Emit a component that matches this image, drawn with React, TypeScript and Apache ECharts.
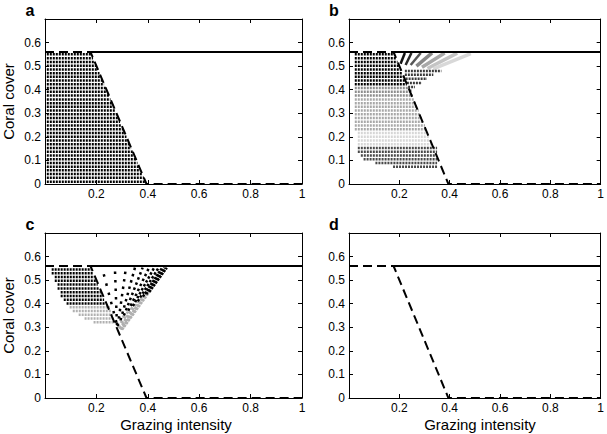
import React, { useEffect, useRef } from 'react';
import * as echarts from 'echarts';

const FONT = '"Liberation Sans", Arial, Helvetica, sans-serif';

const PANEL_LABELS = ['a', 'b', 'c', 'd'];
const X_AXIS_TITLE = 'Grazing intensity';
const Y_AXIS_TITLE = 'Coral cover';

// equilibrium lines (same in every panel)
const STABLE_X = [0.177, 1];
const STABLE_Y = [0.56, 0.56];
const UNSTABLE_X = [0, 0.177, 0.395, 1];
const UNSTABLE_Y = [0.56, 0.56, 0, 0];

// ---- panel a : rows of initial conditions (all black)
const A_ROW_Y = [0.55, 0.534, 0.518, 0.502, 0.486, 0.47, 0.455, 0.439, 0.423, 0.407, 0.391, 0.375, 0.359, 0.343, 0.328, 0.312, 0.296, 0.28, 0.264, 0.248, 0.232, 0.216, 0.2, 0.185, 0.169, 0.153, 0.137, 0.121, 0.105, 0.089, 0.073, 0.058, 0.042, 0.026, 0.01];
const A_ROW_X0 = 0.007;
const A_ROW_X1 = [0.181, 0.187, 0.193, 0.2, 0.206, 0.212, 0.218, 0.224, 0.23, 0.237, 0.243, 0.249, 0.255, 0.261, 0.267, 0.273, 0.28, 0.286, 0.292, 0.298, 0.305, 0.311, 0.317, 0.323, 0.329, 0.335, 0.342, 0.348, 0.354, 0.36, 0.366, 0.372, 0.378, 0.385, 0.391];

// ---- panel b
const B_SHADES = ['#000000', '#8c8c8c', '#a8a8a8', '#d6d6d6', '#484848'];
const B_ROW_Y = [0.55, 0.534, 0.518, 0.502, 0.486, 0.47, 0.455, 0.439, 0.423, 0.407, 0.391, 0.375, 0.359, 0.343, 0.328, 0.312, 0.296, 0.28, 0.264, 0.248, 0.232, 0.216, 0.2, 0.185, 0.169, 0.153, 0.137, 0.121, 0.105, 0.089, 0.073];
const B_ROW_X0 = [0.023, 0.023, 0.023, 0.023, 0.023, 0.023, 0.023, 0.023, 0.023, 0.023, 0.023, 0.023, 0.023, 0.023, 0.023, 0.023, 0.023, 0.023, 0.023, 0.023, 0.023, 0.035, 0.035, 0.035, 0.035, 0.035, 0.035, 0.047, 0.058, 0.105, 0.175];
const B_ROW_X1 = [0.181, 0.187, 0.193, 0.2, 0.206, 0.212, 0.218, 0.224, 0.23, 0.241, 0.247, 0.253, 0.259, 0.265, 0.271, 0.277, 0.284, 0.29, 0.296, 0.302, 0.309, 0.315, 0.321, 0.327, 0.333, 0.35, 0.35, 0.35, 0.35, 0.35, 0.35];
const B_ROW_SHADE = [0, 0, 0, 0, 0, 0, 0, 0, 0, 1, 1, 1, 2, 2, 2, 2, 2, 2, 2, 2, 2, 3, 3, 3, 3, 4, 4, 4, 4, 4, 4];
// horizontal trajectories just above the threshold
const B_BAR_Y = [0.479, 0.463, 0.446, 0.429, 0.412, 0.396];
const B_BAR_X0 = [0.222, 0.222, 0.225, 0.23, 0.235, 0.24];
const B_BAR_X1 = [0.367, 0.335, 0.31, 0.29, 0.262, 0.252];
// slanted trajectories converging to the upper equilibrium
const B_STREAK_X0 = [0.205, 0.225, 0.245, 0.268, 0.29, 0.312, 0.335];
const B_STREAK_Y0 = [0.51, 0.505, 0.505, 0.5, 0.495, 0.49, 0.488];
const B_STREAK_X1 = [0.222, 0.248, 0.285, 0.33, 0.38, 0.43, 0.484];
const B_STREAK_Y1 = [0.556, 0.556, 0.556, 0.556, 0.556, 0.555, 0.553];
const B_STREAK_SHADE = ['#111111', '#2a2a2a', '#555555', '#888888', '#a8a8a8', '#c4c4c4', '#d8d8d8'];

// ---- panel c
const C_SHADES = ['#000000', '#b0b0b0'];
const C_ROW_Y = [0.545, 0.529, 0.513, 0.497, 0.481, 0.465, 0.449, 0.433, 0.417, 0.401, 0.385, 0.369, 0.353, 0.337, 0.321];
const C_ROW_X0 = [0.026, 0.026, 0.038, 0.038, 0.049, 0.049, 0.061, 0.061, 0.073, 0.084, 0.096, 0.108, 0.131, 0.154, 0.189];
const C_ROW_X1 = [0.18, 0.186, 0.192, 0.198, 0.205, 0.211, 0.217, 0.223, 0.23, 0.236, 0.252, 0.258, 0.264, 0.27, 0.275];
const C_ROW_SHADE = [0, 0, 0, 0, 0, 0, 0, 0, 0, 0, 1, 1, 1, 1, 1];
// dotted trajectories fanning out from the apex
const C_RAY_X0 = [0.278, 0.28, 0.283, 0.286, 0.288, 0.29, 0.292, 0.294, 0.296, 0.298, 0.3];
const C_RAY_Y0 = [0.32, 0.31, 0.305, 0.3, 0.297, 0.295, 0.293, 0.291, 0.29, 0.29, 0.29];
const C_RAY_XM = [0.278, 0.28, 0.283, 0.294, 0.307, 0.324, 0.342, 0.361, 0.381, 0.394, 0.406];
const C_RAY_YM = [0.32, 0.31, 0.305, 0.33, 0.35, 0.37, 0.39, 0.41, 0.43, 0.44, 0.45];
const C_RAY_X1 = [0.222, 0.272, 0.315, 0.35, 0.38, 0.405, 0.425, 0.442, 0.456, 0.466, 0.474];
const C_RAY_Y1 = [0.553, 0.553, 0.553, 0.553, 0.553, 0.553, 0.553, 0.553, 0.553, 0.553, 0.553];
const C_RAY_GAP = [7, 6, 5, 4, 3, 3, 2, 2, 1, 1, 1];

const GRIDS = [
  { left: 45, top: 19 },
  { left: 349, top: 19 },
  { left: 45, top: 233 },
  { left: 349, top: 233 },
];
const GW = 257;
const GH = 165;

function seg(g: number, data: number[][], color: string, width: number, type: any, z = 2, clip = true) {
  return {
    type: 'line',
    xAxisIndex: 2 * g,
    yAxisIndex: 2 * g,
    data,
    symbol: 'none',
    showSymbol: false,
    silent: true,
    clip,
    z,
    lineStyle: { color, width, type, cap: 'butt' },
  };
}

function buildOption() {
  const xAxis: any[] = [];
  const yAxis: any[] = [];
  const axisLine = { show: true, onZero: false, lineStyle: { color: '#000', width: 1 } };
  const axisTick = { show: true, inside: true, length: 4, lineStyle: { color: '#000', width: 1 } };
  for (let g = 0; g < 4; g++) {
    const xb = { gridIndex: g, type: 'value', min: 0, max: 1, interval: 0.2, splitLine: { show: false }, axisLine, axisTick };
    xAxis.push({
      ...xb,
      position: 'bottom',
      axisLabel: {
        show: true, margin: 4, color: '#000', fontSize: 12, fontFamily: FONT,
        formatter: (v: number) => (v === 0 ? '' : Math.abs(v - 1) < 1e-9 ? '1' : v.toFixed(1)),
      },
    });
    xAxis.push({ ...xb, position: 'top', axisLabel: { show: false } });
    const yb = { gridIndex: g, type: 'value', min: 0, max: 0.7, interval: 0.1, splitLine: { show: false }, axisLine, axisTick };
    yAxis.push({
      ...yb,
      position: 'left',
      axisLabel: {
        show: true, margin: 4, color: '#000', fontSize: 12, fontFamily: FONT,
        formatter: (v: number) => (v > 0.65 ? '' : v === 0 ? '0' : v.toFixed(1)),
      },
    });
    yAxis.push({ ...yb, position: 'right', axisLabel: { show: false } });
  }

  const series: any[] = [];
  const DOT: any = [2, 1];
  const DW = 2.5;

  // panel a
  A_ROW_Y.forEach((y, i) => series.push(seg(0, [[A_ROW_X0, y], [A_ROW_X1[i], y]], '#000000', DW, DOT)));

  // panel b
  B_ROW_Y.forEach((y, i) => series.push(seg(1, [[B_ROW_X0[i], y], [B_ROW_X1[i], y]], B_SHADES[B_ROW_SHADE[i]], DW, DOT)));
  B_STREAK_X0.forEach((x0, i) =>
    series.push(seg(1, [[x0, B_STREAK_Y0[i]], [B_STREAK_X1[i], B_STREAK_Y1[i]]], B_STREAK_SHADE[i], i < 3 ? 2.5 : 3.5, 'solid', 3))
  );
  B_BAR_Y.forEach((y, i) => series.push(seg(1, [[B_BAR_X0[i], y], [B_BAR_X1[i], y]], '#3a3a3a', DW, DOT, 3)));

  // panel c
  C_ROW_Y.forEach((y, i) => series.push(seg(2, [[C_ROW_X0[i], y], [C_ROW_X1[i], y]], C_SHADES[C_ROW_SHADE[i]], DW, DOT)));
  C_RAY_X0.forEach((x0, i) => {
    const y0 = C_RAY_Y0[i];
    const xm = C_RAY_XM[i];
    const ym = C_RAY_YM[i];
    const dash: any = [2.5, C_RAY_GAP[i]];
    if (xm !== x0 || ym !== y0) series.push(seg(2, [[x0, y0], [xm, ym]], '#b0b0b0', DW, dash, 3));
    series.push(seg(2, [[xm, ym], [C_RAY_X1[i], C_RAY_Y1[i]]], '#000000', DW, dash, 4));
  });

  // equilibrium lines in all panels
  for (let g = 0; g < 4; g++) {
    series.push(seg(g, STABLE_X.map((x, i) => [x, STABLE_Y[i]]), '#000', 2, 'solid', 10, false));
    series.push(seg(g, UNSTABLE_X.map((x, i) => [x, UNSTABLE_Y[i]]), '#000', 2, [9, 5], 10, false));
  }

  const graphic: any[] = [];
  GRIDS.forEach((gr, g) => {
    graphic.push({
      type: 'text', x: gr.left - 15, y: gr.top - 9,
      style: { text: PANEL_LABELS[g], font: `bold 16px ${FONT}`, fill: '#000', textAlign: 'center', textVerticalAlign: 'middle' },
    });
  });
  [0, 2].forEach((g) => {
    graphic.push({
      type: 'text', x: 8, y: GRIDS[g].top + GH / 2, rotation: Math.PI / 2,
      style: { text: Y_AXIS_TITLE, font: `15px ${FONT}`, fill: '#000', textAlign: 'center', textVerticalAlign: 'middle' },
    });
  });
  [2, 3].forEach((g) => {
    graphic.push({
      type: 'text', x: GRIDS[g].left + 131, y: 424,
      style: { text: X_AXIS_TITLE, font: `15px ${FONT}`, fill: '#000', textAlign: 'center', textVerticalAlign: 'middle' },
    });
  });

  return {
    animation: false,
    backgroundColor: '#fff',
    grid: GRIDS.map((gr) => ({ left: gr.left, top: gr.top, width: GW, height: GH, containLabel: false })),
    xAxis,
    yAxis,
    series,
    graphic,
  };
}

export default function App() {
  const ref = useRef<HTMLDivElement>(null);
  useEffect(() => {
    const chart = echarts.init(ref.current as HTMLDivElement, null, { renderer: 'svg' });
    chart.setOption(buildOption() as any);
    return () => chart.dispose();
  }, []);
  return <div ref={ref} style={{ position: 'fixed', left: 0, top: 0, width: 607, height: 434, background: '#fff' }} />;
}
============
**AIM OF THE EXERCISE:** Return exactly what appears from the opening line of the material through the line with "const UNSTABLE_Y = [0.56, 0.56, 0, 0];", apart from the pictures.

**ANSWER IN FULL:**
Emit a component that matches this image, drawn with React, TypeScript and Apache ECharts.
import React, { useEffect, useRef } from 'react';
import * as echarts from 'echarts';

const FONT = '"Liberation Sans", Arial, Helvetica, sans-serif';

const PANEL_LABELS = ['a', 'b', 'c', 'd'];
const X_AXIS_TITLE = 'Grazing intensity';
const Y_AXIS_TITLE = 'Coral cover';

// equilibrium lines (same in every panel)
const STABLE_X = [0.177, 1];
const STABLE_Y = [0.56, 0.56];
const UNSTABLE_X = [0, 0.177, 0.395, 1];
const UNSTABLE_Y = [0.56, 0.56, 0, 0];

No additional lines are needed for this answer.